A novel Ag₃PO₄/SnO₂/porcine bone composite photocatalyst was successfully prepared via an ion exchange method, which can convert lignin derivatives into small molecular acids upon exposure to visible light at room temperature at ambient pressure. The composition characterization, optical absorption properties and photocatalytic activities of the Ag₃PO₄/SnO₂/porcine bone composites were thoroughly investigated.
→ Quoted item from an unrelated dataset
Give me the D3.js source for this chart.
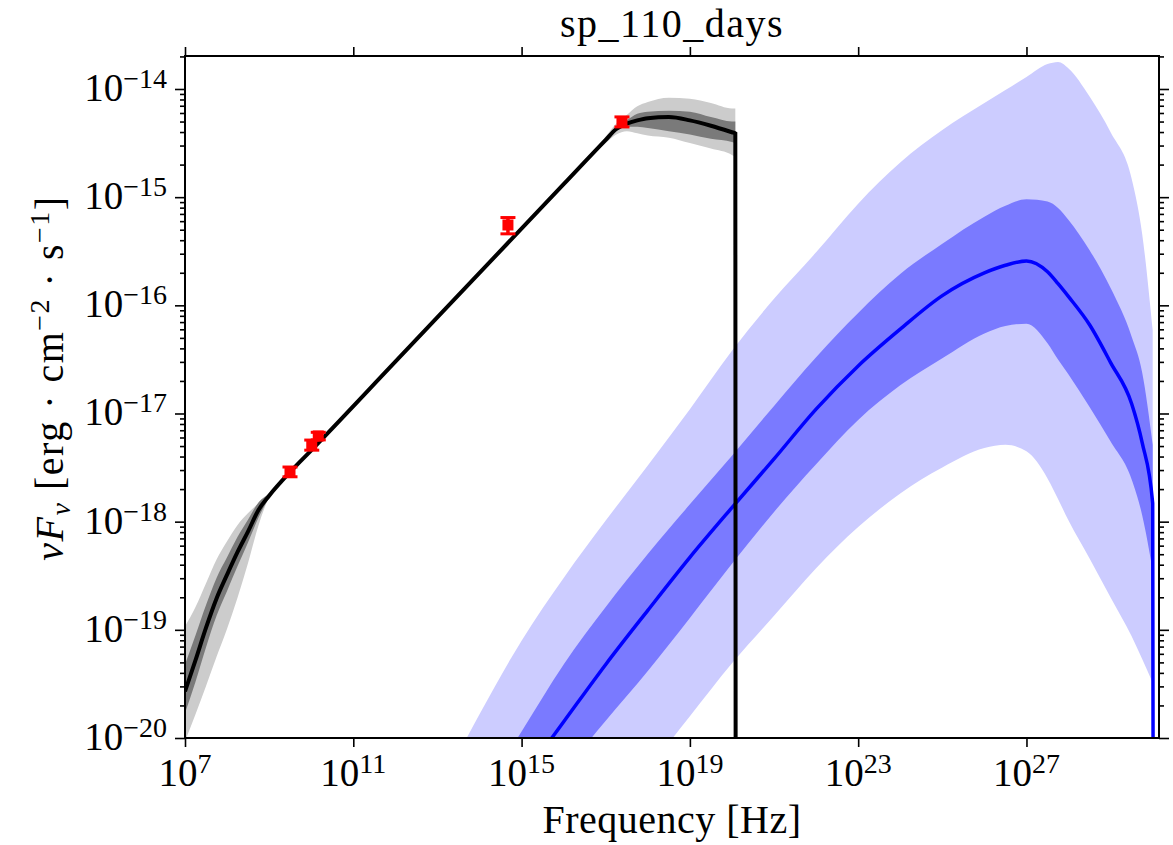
<!DOCTYPE html>
<html>
<head>
<meta charset="utf-8">
<script src="https://cdn.jsdelivr.net/npm/d3@7"></script>
<style>
    body { margin: 0; background: #fff; }
    svg text { font-family: "Liberation Serif", "DejaVu Serif", serif; fill: #000; }
</style>
</head>
<body>
<div id="chart"></div>
<script>
// Synchrotron model, log10(nu / Hz) grid and log10(nuFnu) values
var syncLogNu   = [7, 7.25, 7.5, 7.75, 8, 8.25, 8.5, 8.75, 9, 9.5, 10, 12, 14, 16, 17, 17.25, 17.5, 17.75, 18, 18.5, 19, 19.5, 20, 20.08, 20.1];
var syncLine    = [-19.57, -19.28, -18.98, -18.71, -18.49, -18.28, -18.09, -17.89, -17.76, -17.54, -17.34, -16.52, -15.70, -14.88, -14.47, -14.37, -14.32, -14.29, -14.27, -14.26, -14.29, -14.34, -14.40, -14.41, -30];
var syncOuterHi = [-18.97, -18.79, -18.57, -18.35, -18.18, -18.03, -17.92, -17.83, -17.75, -17.53, -17.33, -16.51, -15.69, -14.87, -14.44, -14.32, -14.24, -14.16, -14.12, -14.08, -14.09, -14.13, -14.18, -14.18, null];
var syncOuterLo = [-20.03, -19.78, -19.52, -19.25, -18.99, -18.70, -18.38, -18.03, -17.77, -17.55, -17.35, -16.53, -15.71, -14.89, -14.50, -14.42, -14.39, -14.41, -14.43, -14.45, -14.50, -14.55, -14.61, -14.63, null];
var syncInnerHi = [-19.32, -19.05, -18.77, -18.52, -18.33, -18.14, -17.98, -17.82, -17.74, -17.53, -17.33, -16.51, -15.69, -14.87, -14.45, -14.35, -14.29, -14.23, -14.21, -14.20, -14.21, -14.26, -14.30, -14.30, null];
var syncInnerLo = [-19.77, -19.48, -19.16, -18.87, -18.64, -18.41, -18.19, -17.96, -17.78, -17.55, -17.35, -16.53, -15.71, -14.89, -14.49, -14.39, -14.35, -14.35, -14.36, -14.39, -14.42, -14.46, -14.49, -14.50, null];

// Inverse Compton model
var icLogNu   = [13.6, 14, 15, 16, 17, 18, 19, 20, 21, 22, 23, 24, 25, 26, 26.5, 27, 27.5, 27.75, 28, 28.5, 29, 29.5, 29.75, 30, 30.05];
var icLine    = [-21.13, -20.90, -20.38, -19.85, -19.32, -18.82, -18.33, -17.87, -17.42, -16.96, -16.56, -16.22, -15.91, -15.70, -15.63, -15.59, -15.69, -15.80, -15.92, -16.18, -16.53, -16.91, -17.27, -17.83, -30];
var icOuterHi = [-20.07, -19.78, -19.10, -18.52, -17.99, -17.48, -16.96, -16.42, -15.94, -15.51, -15.06, -14.68, -14.38, -14.13, -14.01, -13.89, -13.77, -13.75, -13.81, -14.07, -14.40, -14.83, -15.34, -16.23, null];
var icOuterLo = [-22.42, -22.22, -21.74, -21.26, -20.77, -20.29, -19.80, -19.31, -18.87, -18.43, -18.05, -17.74, -17.50, -17.32, -17.29, -17.35, -17.60, -17.79, -17.99, -18.34, -18.70, -19.06, -19.27, -19.49, null];
var icInnerHi = [-20.81, -20.56, -19.94, -19.32, -18.79, -18.30, -17.84, -17.39, -16.93, -16.48, -16.07, -15.71, -15.43, -15.18, -15.08, -15.02, -15.04, -15.10, -15.21, -15.49, -15.84, -16.29, -16.62, -17.29, null];
var icInnerLo = [-21.50, -21.24, -20.77, -20.31, -19.84, -19.38, -18.89, -18.39, -17.91, -17.47, -17.06, -16.74, -16.49, -16.26, -16.19, -16.17, -16.35, -16.50, -16.64, -16.94, -17.26, -17.61, -17.94, -18.45, null];

// Observed points (Hz, erg cm^-2 s^-1)
var obsNu   = [3.13e9, 1.03e10, 1.47e10, 4.74e14, 2.43e17];
var obsFlux = [2.9e-18, 5.13e-18, 6.2e-18, 5.53e-16, 4.99e-15];
var obsErr  = [0.3e-18, 0.55e-18, 0.5e-18, 0.95e-16, 0.53e-15];

var xTickExponents = [7, 11, 15, 19, 23, 27];
var yTickExponents = [-20, -19, -18, -17, -16, -15, -14];

var WIDTH = 1173, HEIGHT = 845;
var plot = {left: 185, right: 1159, top: 56, bottom: 738};

var svg = d3.select('#chart').append('svg')
    .attr('width', WIDTH)
    .attr('height', HEIGHT);

var x = d3.scaleLog()
    .domain([1e7, Math.pow(10, 30.15)])
    .range([plot.left, plot.right]);
var y = d3.scaleLog()
    .domain([1e-20, Math.pow(10, -13.695)])
    .range([plot.bottom, plot.top]);

svg.append('clipPath').attr('id', 'plot-clip')
    .append('rect')
    .attr('x', plot.left).attr('y', plot.top)
    .attr('width', plot.right - plot.left)
    .attr('height', plot.bottom - plot.top);

function rows(logNu, lo, hi) {
    return logNu.map(function (l, i) {
        return {nu: Math.pow(10, l), lo: lo[i], hi: hi ? hi[i] : null};
    });
}

var band = d3.area()
    .defined(function (d) { return d.lo !== null && d.hi !== null; })
    .x(function (d) { return x(d.nu); })
    .y0(function (d) { return y(Math.pow(10, d.lo)); })
    .y1(function (d) { return y(Math.pow(10, d.hi)); })
    .curve(d3.curveMonotoneX);

var line = d3.line()
    .x(function (d) { return x(d.nu); })
    .y(function (d) { return y(Math.pow(10, d.lo)); })
    .curve(d3.curveMonotoneX);

var g = svg.append('g').attr('clip-path', 'url(#plot-clip)');

// inverse Compton bands and line
g.append('path').datum(rows(icLogNu, icOuterLo, icOuterHi)).attr('d', band).attr('fill', '#ccccff');
g.append('path').datum(rows(icLogNu, icInnerLo, icInnerHi)).attr('d', band).attr('fill', '#7a7aff');
g.append('path').datum(rows(icLogNu, icLine)).attr('d', line)
    .attr('fill', 'none').attr('stroke', '#0000ff').attr('stroke-width', 3.5);

// synchrotron bands and line
g.append('path').datum(rows(syncLogNu, syncOuterLo, syncOuterHi)).attr('d', band).attr('fill', '#cccccc');
g.append('path').datum(rows(syncLogNu, syncInnerLo, syncInnerHi)).attr('d', band).attr('fill', '#7a7a7a');
g.append('path').datum(rows(syncLogNu, syncLine)).attr('d', line)
    .attr('fill', 'none').attr('stroke', '#000').attr('stroke-width', 4);

// data points with error bars
var points = obsNu.map(function (nu, i) {
    return {nu: nu, flux: obsFlux[i], err: obsErr[i]};
});
var pg = g.selectAll('g.point').data(points).enter().append('g').attr('class', 'point');
pg.append('line')
    .attr('x1', function (d) { return x(d.nu); })
    .attr('x2', function (d) { return x(d.nu); })
    .attr('y1', function (d) { return y(d.flux - d.err); })
    .attr('y2', function (d) { return y(d.flux + d.err); })
    .attr('stroke', '#ff0000').attr('stroke-width', 3.5);
[-1, 1].forEach(function (s) {
    pg.append('line')
        .attr('x1', function (d) { return x(d.nu) - 7.5; })
        .attr('x2', function (d) { return x(d.nu) + 7.5; })
        .attr('y1', function (d) { return y(d.flux + s * d.err); })
        .attr('y2', function (d) { return y(d.flux + s * d.err); })
        .attr('stroke', '#ff0000').attr('stroke-width', 3);
});
pg.append('rect')
    .attr('x', function (d) { return x(d.nu) - 5.5; })
    .attr('y', function (d) { return y(d.flux) - 5.5; })
    .attr('width', 11).attr('height', 11)
    .attr('fill', '#ff0000');

// ticks
var xMajor = xTickExponents.map(function (e) { return Math.pow(10, e); });
var yMajor = yTickExponents.map(function (e) { return Math.pow(10, e); });
var yMinor = [];
yTickExponents.forEach(function (e) {
    for (var k = 2; k <= 9; k++) {
        var v = k * Math.pow(10, e);
        if (v <= y.domain()[1]) yMinor.push(v);
    }
});

function drawTicks(axis, transform) {
    var t = svg.append('g').attr('transform', transform).call(axis);
    t.select('.domain').remove();
    t.selectAll('text').remove();
    t.selectAll('line').attr('stroke', '#000').attr('stroke-width', 1.6);
}

drawTicks(d3.axisBottom(x).tickValues(xMajor).tickSize(9), 'translate(0,' + plot.bottom + ')');
drawTicks(d3.axisTop(x).tickValues(xMajor).tickSize(9), 'translate(0,' + plot.top + ')');
drawTicks(d3.axisLeft(y).tickValues(yMajor).tickSize(10), 'translate(' + plot.left + ',0)');
drawTicks(d3.axisLeft(y).tickValues(yMinor).tickSize(5), 'translate(' + plot.left + ',0)');
drawTicks(d3.axisRight(y).tickValues(yMajor).tickSize(10), 'translate(' + plot.right + ',0)');
drawTicks(d3.axisRight(y).tickValues(yMinor).tickSize(5), 'translate(' + plot.right + ',0)');

// frame
svg.append('rect')
    .attr('x', plot.left).attr('y', plot.top)
    .attr('width', plot.right - plot.left)
    .attr('height', plot.bottom - plot.top)
    .attr('fill', 'none').attr('stroke', '#000').attr('stroke-width', 2);

function powerLabel(text, exponent) {
    text.append('tspan').text('10');
    text.append('tspan')
        .attr('dy', -13)
        .attr('font-size', 28)
        .text(exponent < 0 ? '\u2212' + (-exponent) : String(exponent));
}

xTickExponents.forEach(function (e) {
    var t = svg.append('text')
        .attr('x', x(Math.pow(10, e)))
        .attr('y', 786)
        .attr('font-size', 39)
        .attr('text-anchor', 'middle');
    powerLabel(t, e);
});

yTickExponents.forEach(function (e) {
    var t = svg.append('text')
        .attr('x', 167)
        .attr('y', y(Math.pow(10, e)) + 12)
        .attr('font-size', 39)
        .attr('text-anchor', 'end');
    powerLabel(t, e);
});

// title and axis labels
svg.append('text')
    .attr('x', (plot.left + plot.right) / 2)
    .attr('y', 37)
    .attr('font-size', 40)
    .attr('letter-spacing', 1.5)
    .attr('text-anchor', 'middle')
    .text('sp_110_days');

svg.append('text')
    .attr('x', (plot.left + plot.right) / 2)
    .attr('y', 833)
    .attr('font-size', 40)
    .attr('letter-spacing', 0.5)
    .attr('text-anchor', 'middle')
    .text('Frequency [Hz]');

var yl = svg.append('text')
    .attr('transform', 'translate(63,378) rotate(-90)')
    .attr('font-size', 40)
    .attr('letter-spacing', 1.5)
    .attr('text-anchor', 'middle');
yl.append('tspan').attr('font-style', 'italic').text('\u03bdF');
yl.append('tspan').attr('font-style', 'italic').attr('font-size', 28).attr('dy', 7).text('\u03bd');
yl.append('tspan').attr('dy', -7).text(' [erg \u00b7 cm');
yl.append('tspan').attr('font-size', 28).attr('dy', -14).text('\u22122');
yl.append('tspan').attr('dy', 14).text(' \u00b7 s');
yl.append('tspan').attr('font-size', 28).attr('dy', -14).text('\u22121');
yl.append('tspan').attr('dy', 14).text(']');
</script>
</body>
</html>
The certain role of each component of the composites in the degradation reaction was discussed: Ag₃PO₄ acted as the major active component, while SnO₂ and porcine bone as cocatalyst contributed to improve the photocatalytic activity and stability of Ag₃PO₄. The enhanced activity of the Ag₃PO₄/SnO₂/porcine bone composite may be attributed to the synergistic effect including the matched energy band structures of Ag₃PO₄ and SnO₂ for the decrease in the probability of electron–hole recombination and improved performance in the presence of hierarchical porous porcine bone (hydroxyapatite). This paper also analyzed the change of the molecular weight and structure of sodium lignin sulfonate in the photocatalytic reaction and discussed the possible photocatalytic mechanism of the photocatalyst composite, indicating that the benzene rings of guaiacol were oxidized into different alkyl acids (maleic acid, oxalic acid, formic acid and methoxy acetic acid).